Written task —
Write out the opening lines of the data word for word, up to and including the line with "const foreignTitle = ['Foreign-Born', 'Education", and leave every picture and every later line out.

Supplied data —
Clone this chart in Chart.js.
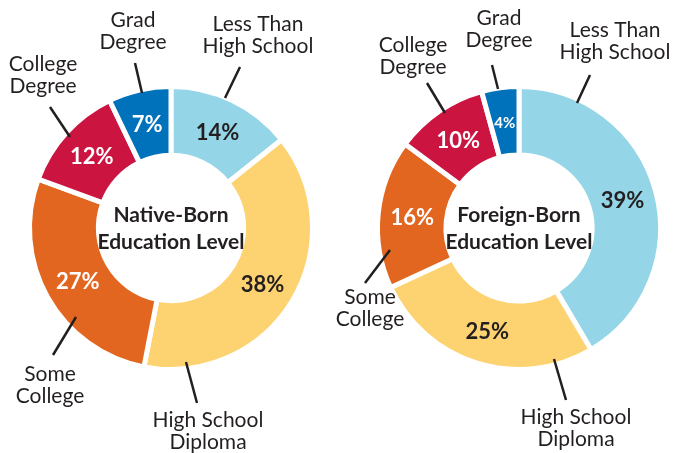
<!DOCTYPE html>
<html>
<head>
<meta charset="utf-8">
<script src="https://cdn.jsdelivr.net/npm/chart.js@4.4.1/dist/chart.umd.min.js"></script>
<style>
  html, body { margin: 0; padding: 0; background: #fff; }
  #wrap { position: relative; width: 689px; height: 453px; overflow: hidden; }
  #wrap canvas { position: absolute; top: 0; left: 0; }
</style>
</head>
<body>
<div id="wrap">
  <canvas id="nativeChart" width="689" height="453"></canvas>
  <canvas id="foreignChart" width="689" height="453"></canvas>
</div>
<script>
// data
const categories = ['Less Than\nHigh School', 'High School\nDiploma', 'Some\nCollege', 'College\nDegree', 'Grad\nDegree']
const nativeBorn = [14, 38, 27, 12, 7]
const foreignBorn = [39, 25, 16, 10, 4]
const nativeTitle = ['Native-Born', 'Education Level']
const foreignTitle = ['Foreign-Born', 'Education Level']

// styles
const sliceColors = ['#95d5e8', '#fdd372', '#e2661f', '#cc1440', '#0072bb']
const valueColors = ['#231f20', '#231f20', '#ffffff', '#ffffff', '#ffffff']
const ink = '#231f20'
const fontFamily = 'Lato, "Noto Sans", sans-serif'

// callout layout, offsets from the doughnut centre: leader start, leader end, label centre
const nativeCallouts = [
  [[54, -130], [69, -161], [87, -193]],
  [[15, 134], [26, 175], [37, 203]],
  [[-95, 89], [-118, 127], [-121, 157]],
  [[-101, -91], [-121, -121], [-128, -153]],
  [[-29, -135], [-36, -165], [-38, -197]]
]
const foreignCallouts = [
  [[58, -125], [71, -153], [96, -187]],
  [[35, 131], [47, 172], [57, 200]],
  [[-129, 22], [-154, 55], [-149, 80]],
  [[-74, -115], [-92, -145], [-106, -172]],
  [[-21, -139], [-27, -163], [-20, -199]]
]

const donutLabels = {
  id: 'donutLabels',
  afterDatasetsDraw (chart, args, opts) {
    const { ctx } = chart
    const meta = chart.getDatasetMeta(0)
    const values = chart.data.datasets[0].data
    const cx = meta.data[0].x
    const cy = meta.data[0].y

    ctx.save()
    ctx.textAlign = 'center'
    ctx.textBaseline = 'middle'

    // percentages inside the ring
    meta.data.forEach((arc, i) => {
      const p = arc.getCenterPoint()
      const size = values[i] < 5 ? 15 : 22
      ctx.font = `bold ${size}px ${fontFamily}`
      ctx.fillStyle = valueColors[i]
      ctx.fillText(values[i] + '%', p.x, p.y + 1)
    })

    // title in the hole
    ctx.font = `bold 21px ${fontFamily}`
    ctx.fillStyle = ink
    opts.title.forEach((line, i) => {
      ctx.fillText(line, cx, cy - 13 + i * 27)
    })

    // leader lines and category names
    ctx.strokeStyle = ink
    ctx.lineWidth = 2.5
    ctx.font = `21px ${fontFamily}`
    opts.callouts.forEach(([a, b, t], i) => {
      ctx.beginPath()
      ctx.moveTo(cx + a[0], cy + a[1])
      ctx.lineTo(cx + b[0], cy + b[1])
      ctx.stroke()
      const lines = chart.data.labels[i].split('\n')
      lines.forEach((line, j) => {
        ctx.fillText(line, cx + t[0], cy + t[1] + (j - (lines.length - 1) / 2) * 22)
      })
    })
    ctx.restore()
  }
}

const makeDonut = (id, values, title, callouts, padding) => {
  const ctx = document.getElementById(id).getContext('2d')
  return new Chart(ctx, {
    type: 'doughnut',
    data: {
      labels: categories,
      datasets: [
        {
          data: values,
          backgroundColor: sliceColors,
          borderColor: '#ffffff',
          borderWidth: 5,
          hoverOffset: 0
        }
      ]
    },
    options: {
      responsive: false,
      animation: false,
      radius: 141.5,
      cutout: 86.5,
      layout: { padding },
      plugins: {
        legend: { display: false },
        tooltip: { enabled: false },
        donutLabels: { title, callouts }
      }
    },
    plugins: [donutLabels]
  })
}

makeDonut('nativeChart', nativeBorn, nativeTitle, nativeCallouts, { left: 0, right: 347, top: 3, bottom: 0 })
makeDonut('foreignChart', foreignBorn, foreignTitle, foreignCallouts, { left: 349, right: 0, top: 3, bottom: 0 })
</script>
</body>
</html>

Solved problem —
Clone this chart in Chart.js.
<!DOCTYPE html>
<html>
<head>
<meta charset="utf-8">
<script src="https://cdn.jsdelivr.net/npm/chart.js@4.4.1/dist/chart.umd.min.js"></script>
<style>
  html, body { margin: 0; padding: 0; background: #fff; }
  #wrap { position: relative; width: 689px; height: 453px; overflow: hidden; }
  #wrap canvas { position: absolute; top: 0; left: 0; }
</style>
</head>
<body>
<div id="wrap">
  <canvas id="nativeChart" width="689" height="453"></canvas>
  <canvas id="foreignChart" width="689" height="453"></canvas>
</div>
<script>
// data
const categories = ['Less Than\nHigh School', 'High School\nDiploma', 'Some\nCollege', 'College\nDegree', 'Grad\nDegree']
const nativeBorn = [14, 38, 27, 12, 7]
const foreignBorn = [39, 25, 16, 10, 4]
const nativeTitle = ['Native-Born', 'Education Level']
const foreignTitle = ['Foreign-Born', 'Education Level']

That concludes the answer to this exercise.